Olhando para o futuro
Aparentemente, o cessar-fogo permite que Trump reivindique uma vitória diplomática, especialmente antes de sua primeira viagem ao exterior desde que retornou à Casa Branca: redução da exposição dos EUA no Iêmen, desconflito no Mar Vermelho e melhores condições para a navegação comercial. No entanto, a reação de Israel – e as implicações de longo prazo – ainda não foram vistas.
O primeiro-ministro Netanyahu, que já está sofrendo intensa pressão militar e política, pode interpretar a medida como um sinal de cautela americana e não de abandono. Outros podem ser menos generosos. Como disse o analista político israelense Amit Segal após o acordo, “o anúncio de Trump de que os EUA deixarão de atacar os Houthis é uma mensagem retumbante para toda a região: ataquem Israel, mas deixem os americanos em paz. Se eu fosse iraniano, é assim que eu interpretaria isso”. O próprio presidente dos EUA tem sido circunspecto quando questionado pelos repórteres, dizendo: “Discutirei isso se algo acontecer com Israel e os houthis”.

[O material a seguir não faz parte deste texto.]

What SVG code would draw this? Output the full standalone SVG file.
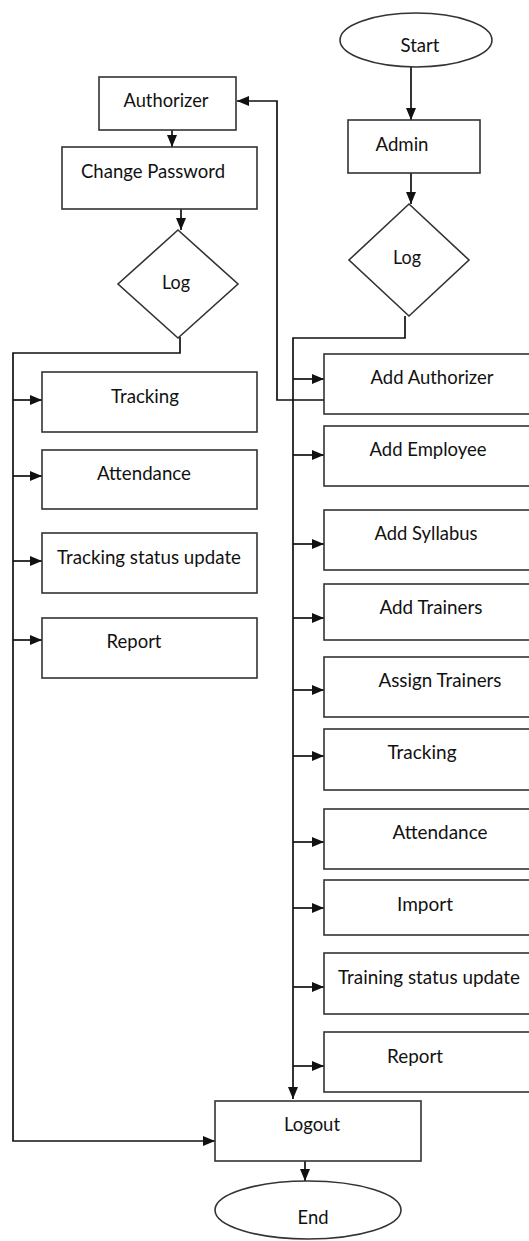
<svg xmlns="http://www.w3.org/2000/svg" width="529" height="1241" viewBox="0 0 529 1241">
<style>
.box{fill:#fff;stroke:#333;stroke-width:1.6}
.t{font-family:Lato,"Open Sans","Liberation Sans",sans-serif;font-size:19px;fill:#111;text-anchor:middle}
.c{fill:none;stroke:#111;stroke-width:1.7}
</style>
<defs>
<marker id="ah" markerUnits="userSpaceOnUse" markerWidth="12" markerHeight="10" refX="12" refY="5" orient="auto">
<path d="M0,0 L12,5 L0,10 z" fill="#111"/>
</marker>
</defs>
<rect width="529" height="1241" fill="#fff"/>
<g id="connectors">
<path class="c" d="M411,67 V120" marker-end="url(#ah)"/>
<path class="c" d="M411,173 V204" marker-end="url(#ah)"/>
<path class="c" d="M172,130 V147" marker-end="url(#ah)"/>
<path class="c" d="M181,209 V230" marker-end="url(#ah)"/>
<path class="c" d="M180,337 V353 H13 V1141 H215" marker-end="url(#ah)"/>
<path class="c" d="M13,400 H42" marker-end="url(#ah)"/>
<path class="c" d="M13,476 H42" marker-end="url(#ah)"/>
<path class="c" d="M13,561 H42" marker-end="url(#ah)"/>
<path class="c" d="M13,640 H42" marker-end="url(#ah)"/>
<path class="c" d="M405,316 V338 H293 V1099" marker-end="url(#ah)"/>
<path class="c" d="M293,379 H324" marker-end="url(#ah)"/>
<path class="c" d="M293,455 H324" marker-end="url(#ah)"/>
<path class="c" d="M293,544 H324" marker-end="url(#ah)"/>
<path class="c" d="M293,618 H324" marker-end="url(#ah)"/>
<path class="c" d="M293,690 H324" marker-end="url(#ah)"/>
<path class="c" d="M293,756 H324" marker-end="url(#ah)"/>
<path class="c" d="M293,842 H324" marker-end="url(#ah)"/>
<path class="c" d="M293,908 H324" marker-end="url(#ah)"/>
<path class="c" d="M293,987 H324" marker-end="url(#ah)"/>
<path class="c" d="M293,1066 H324" marker-end="url(#ah)"/>
<path class="c" d="M324,400 H277 V101 H237" marker-end="url(#ah)"/>
<path class="c" d="M305,1161 V1181" marker-end="url(#ah)"/>
</g>
<g id="start"><ellipse class="box" cx="416" cy="40" rx="76" ry="27"/><text class="t" x="420" y="52" textLength="39" lengthAdjust="spacingAndGlyphs">Start</text></g>
<g id="admin"><rect class="box" x="348" y="120" width="132" height="53"/><text class="t" x="402" y="151" textLength="53" lengthAdjust="spacingAndGlyphs">Admin</text></g>
<g id="log-admin"><polygon class="box" points="409,204 469,260 409,316 349,260"/><text class="t" x="407" y="264" textLength="28" lengthAdjust="spacingAndGlyphs">Log</text></g>
<g id="authorizer"><rect class="box" x="99" y="77" width="137" height="53"/><text class="t" x="166" y="107" textLength="85" lengthAdjust="spacingAndGlyphs">Authorizer</text></g>
<g id="change-password"><rect class="box" x="62" y="147" width="195" height="62"/><text class="t" x="153" y="178" textLength="144" lengthAdjust="spacingAndGlyphs">Change Password</text></g>
<g id="log-authorizer"><polygon class="box" points="178,230 238,284 178,338 118,284"/><text class="t" x="176" y="289" textLength="28" lengthAdjust="spacingAndGlyphs">Log</text></g>
<g id="auth-tracking"><rect class="box" x="42" y="372" width="215" height="60"/><text class="t" x="145" y="403" textLength="68" lengthAdjust="spacingAndGlyphs">Tracking</text></g>
<g id="auth-attendance"><rect class="box" x="42" y="450" width="215" height="59"/><text class="t" x="144" y="480" textLength="94" lengthAdjust="spacingAndGlyphs">Attendance</text></g>
<g id="auth-tracking-status"><rect class="box" x="42" y="533" width="215" height="60"/><text class="t" x="149" y="564" textLength="184" lengthAdjust="spacingAndGlyphs">Tracking status update</text></g>
<g id="auth-report"><rect class="box" x="42" y="618" width="215" height="60"/><text class="t" x="134" y="648" textLength="55" lengthAdjust="spacingAndGlyphs">Report</text></g>
<g id="add-authorizer"><rect class="box" x="324" y="354" width="215" height="60"/><text class="t" x="432" y="384" textLength="123" lengthAdjust="spacingAndGlyphs">Add Authorizer</text></g>
<g id="add-employee"><rect class="box" x="324" y="426" width="215" height="60"/><text class="t" x="428" y="456" textLength="117" lengthAdjust="spacingAndGlyphs">Add Employee</text></g>
<g id="add-syllabus"><rect class="box" x="324" y="510" width="215" height="60"/><text class="t" x="426" y="540" textLength="103" lengthAdjust="spacingAndGlyphs">Add Syllabus</text></g>
<g id="add-trainers"><rect class="box" x="324" y="584" width="215" height="56"/><text class="t" x="431" y="614" textLength="103" lengthAdjust="spacingAndGlyphs">Add Trainers</text></g>
<g id="assign-trainers"><rect class="box" x="324" y="657" width="215" height="60"/><text class="t" x="440" y="687" textLength="123" lengthAdjust="spacingAndGlyphs">Assign Trainers</text></g>
<g id="admin-tracking"><rect class="box" x="324" y="729" width="215" height="61"/><text class="t" x="422" y="759" textLength="69" lengthAdjust="spacingAndGlyphs">Tracking</text></g>
<g id="admin-attendance"><rect class="box" x="324" y="809" width="215" height="60"/><text class="t" x="440" y="839" textLength="95" lengthAdjust="spacingAndGlyphs">Attendance</text></g>
<g id="import"><rect class="box" x="324" y="880" width="215" height="55"/><text class="t" x="425" y="911" textLength="56" lengthAdjust="spacingAndGlyphs">Import</text></g>
<g id="training-status"><rect class="box" x="324" y="953" width="215" height="61"/><text class="t" x="429" y="984" textLength="182" lengthAdjust="spacingAndGlyphs">Training status update</text></g>
<g id="admin-report"><rect class="box" x="324" y="1032" width="215" height="60"/><text class="t" x="415" y="1063" textLength="56" lengthAdjust="spacingAndGlyphs">Report</text></g>
<g id="logout"><rect class="box" x="215" y="1101" width="206" height="60"/><text class="t" x="312" y="1131" textLength="56" lengthAdjust="spacingAndGlyphs">Logout</text></g>
<g id="end"><ellipse class="box" cx="308" cy="1210" rx="93" ry="29"/><text class="t" x="313" y="1224" textLength="31" lengthAdjust="spacingAndGlyphs">End</text></g>
</svg>
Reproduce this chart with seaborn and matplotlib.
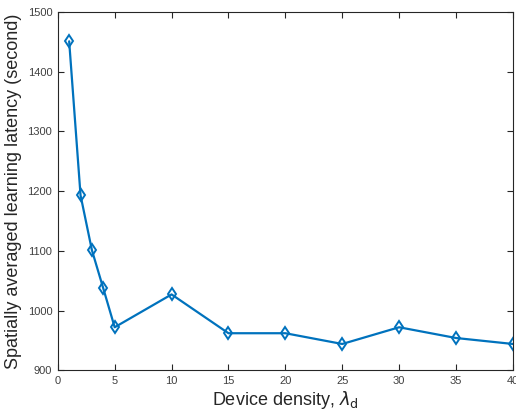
import matplotlib
matplotlib.use("Agg")
import matplotlib.pyplot as plt
import seaborn as sns
import pandas as pd

density = [1, 2, 3, 4, 5, 10, 15, 20, 25, 30, 35, 40]
latency = [1451, 1193, 1101, 1037, 972, 1027, 962, 962, 944, 972, 954, 944]

df = pd.DataFrame({"density": density, "latency": latency})

sns.set_style("white")
plt.rcParams["font.family"] = ["Liberation Sans", "DejaVu Sans"]

fig = plt.figure(figsize=(5.16, 4.16), dpi=100)
ax = fig.add_axes([0.112, 0.11, 0.882, 0.861])
sns.lineplot(x="density", y="latency", data=df, ax=ax, color="#0072BD",
             linewidth=1.6, marker="d", markersize=6.5, markerfacecolor="none",
             markeredgecolor="#0072BD", markeredgewidth=1.4)

ax.set_xlim(0, 40)
ax.set_ylim(900, 1500)
ax.set_xticks(range(0, 41, 5))
ax.set_yticks(range(900, 1501, 100))
ax.tick_params(direction="in", bottom=True, left=True, top=True, right=True,
               length=4, width=0.8, labelsize=8, color="#262626",
               labelcolor="#404040", pad=4)
for s in ax.spines.values():
    s.set_color("#262626")
    s.set_linewidth(0.8)
ax.set_xlabel(r"Device density, $\lambda_\mathrm{d}$", fontsize=13, labelpad=2,
              color="#262626")
ax.set_ylabel("Spatially averaged learning latency (second)", fontsize=13,
              labelpad=4, color="#262626")

fig.savefig("out.png", dpi=100)
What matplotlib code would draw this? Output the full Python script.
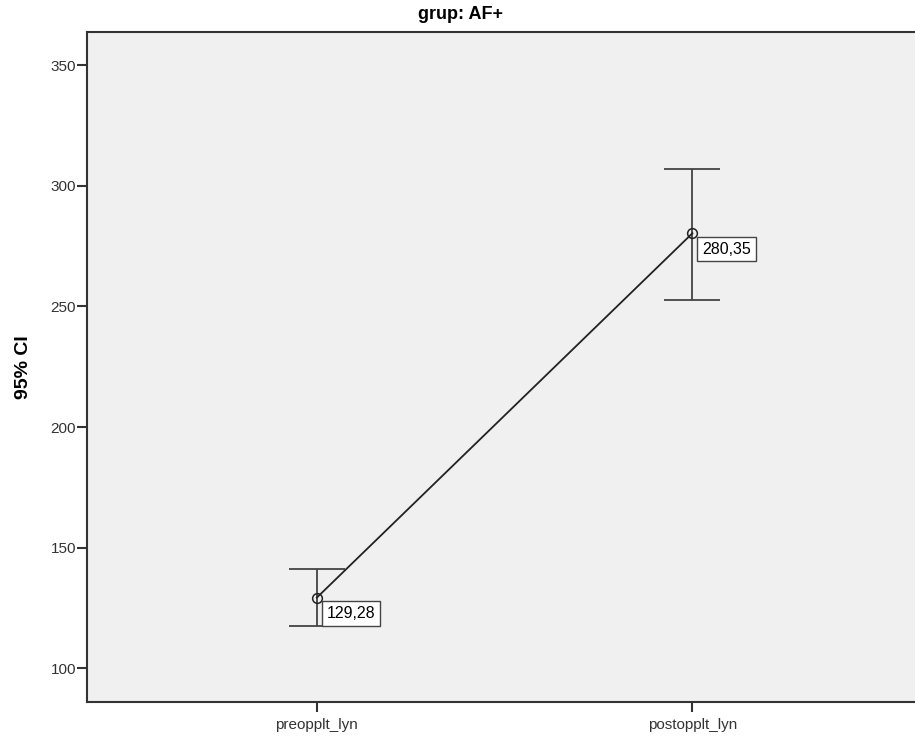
import numpy as np
import matplotlib.pyplot as plt

plt.rcParams['font.family'] = ['Liberation Sans', 'DejaVu Sans']

# mean and 95% CI per measurement
categories = ['preopplt_lyn', 'postopplt_lyn']
means = [129.28, 280.35]
ci_low = [117.4, 252.8]
ci_high = [141.0, 306.9]
mean_labels = ['129,28', '280,35']

fig = plt.figure(figsize=(9.15, 7.42), dpi=100)
ax = fig.add_axes([87 / 915, 40 / 742, 830 / 915, 670 / 742])
ax.set_facecolor('#f0f0f0')

x = np.arange(1, len(categories) + 1)
means = np.array(means)
yerr = [means - np.array(ci_low), np.array(ci_high) - means]

ax.errorbar(x, means, yerr=yerr, fmt='none', ecolor='#444444',
            elinewidth=1.3, capsize=20.5, capthick=1.3, zorder=2)
ax.plot(x, means, color='#222222', lw=1.3, zorder=3)
ax.plot(x, means, 'o', mfc='none', mec='#222222', ms=7, mew=1.1, zorder=4)

for xi, yi, lab in zip(x, means, mean_labels):
    ax.annotate(lab, (xi, yi), xytext=(7, -6), textcoords='offset points',
                ha='left', va='top', fontsize=11.5, color='black',
                bbox=dict(boxstyle='square,pad=0.3', fc='white', ec='#444444', lw=1))

ax.set_xlim(0.388, 2.598)
ax.set_ylim(86.0, 363.8)
ax.set_xticks(x)
ax.set_xticklabels(categories)
ax.set_yticks([100, 150, 200, 250, 300, 350])

for side in ['left', 'bottom', 'top']:
    ax.spines[side].set_color('#333333')
    ax.spines[side].set_linewidth(1.5)
ax.spines['right'].set_visible(False)
ax.tick_params(direction='out', width=1.5, color='#333333',
               labelsize=11, labelcolor='#333333')
ax.tick_params(axis='y', length=7, pad=1)
ax.tick_params(axis='x', length=7.5, pad=4)

ax.set_ylabel('95% CI', fontsize=14, fontweight='bold', labelpad=13)
fig.text(461 / 915, 1 - 19 / 742, 'grup: AF+', ha='center', va='baseline',
         fontsize=13, fontweight='bold')

fig.savefig('out.png', dpi=100)
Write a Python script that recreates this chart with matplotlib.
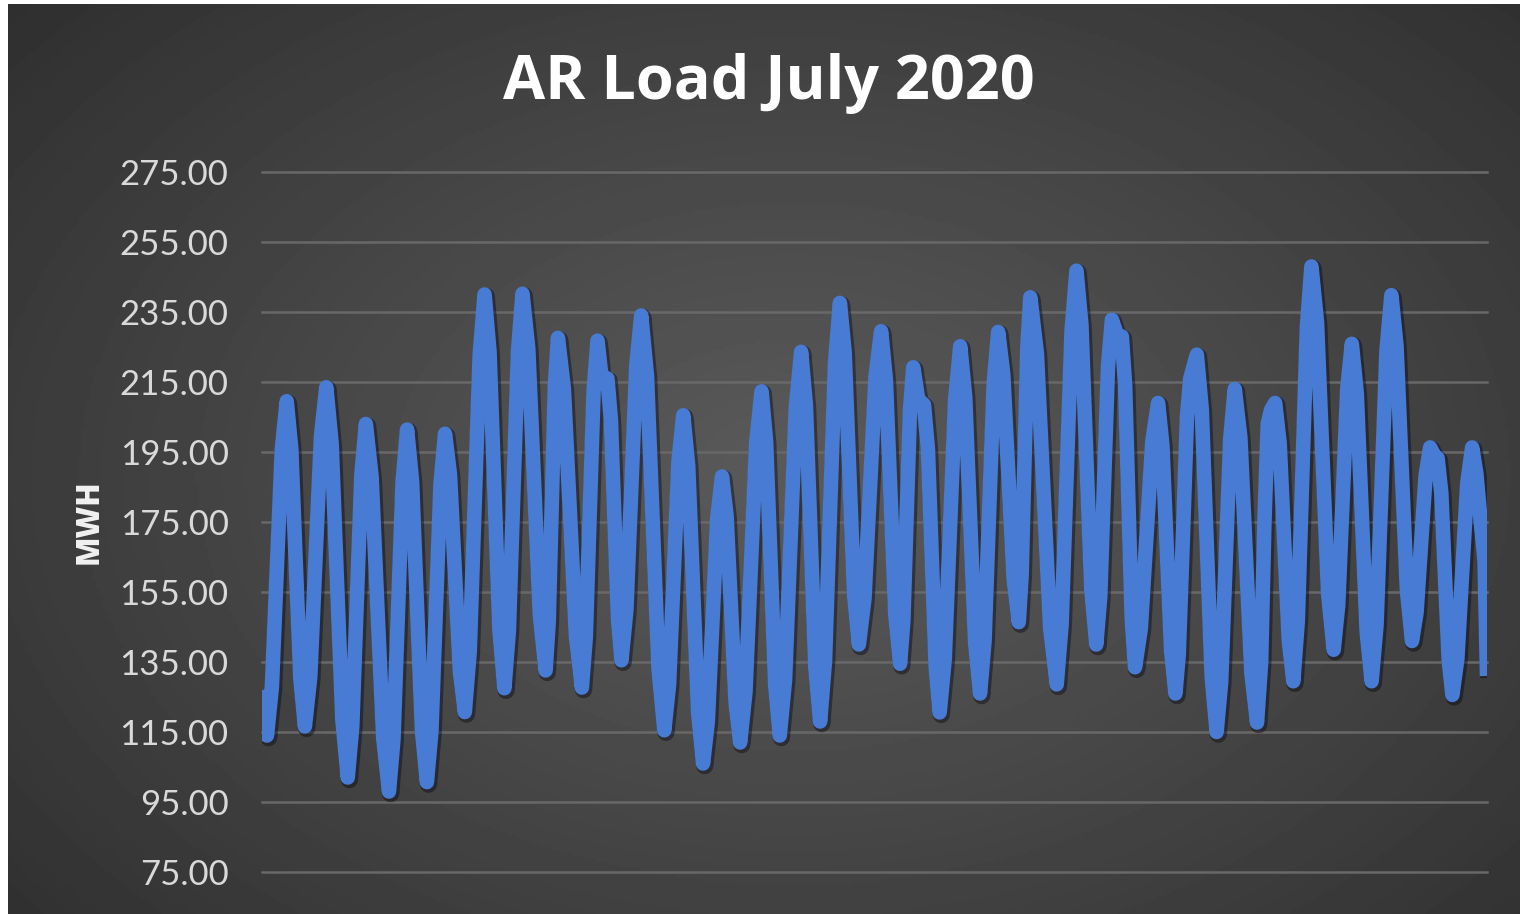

Mas, em vez de divergência, esse pode ser um caso de compartimentalização estratégica. Trump pode estar reduzindo a escala de uma frente para preservar a largura de banda para outros teatros. Dito isso, os ataques contínuos dos Houthis contra Israel também podem sinalizar para Netanyahu que a diplomacia dos EUA com os aliados iranianos não foi projetada para reduzir a campanha de pressão contra Israel, mas para evitar que os EUA se envolvam ainda mais em um confronto de várias frentes.
O que está claro é que a mediação silenciosa de Omã, mais uma vez, produziu um resultado em que a diplomacia formal e aberta geralmente falha. Com o apoio de Teerã e Washington, Mascate demonstrou seu valor duradouro como estabilizador regional e interlocutor diplomático.
Ainda é incerto se o entendimento atual amadurecerá em um avanço diplomático mais amplo ou se vacilará em meio às realidades mutáveis do campo de batalha. Mas, por enquanto, o Mar Vermelho está mais calmo, os canais de comunicação estão abertos e um equilíbrio delicado pode se manter – mesmo que apenas por um momento fugaz.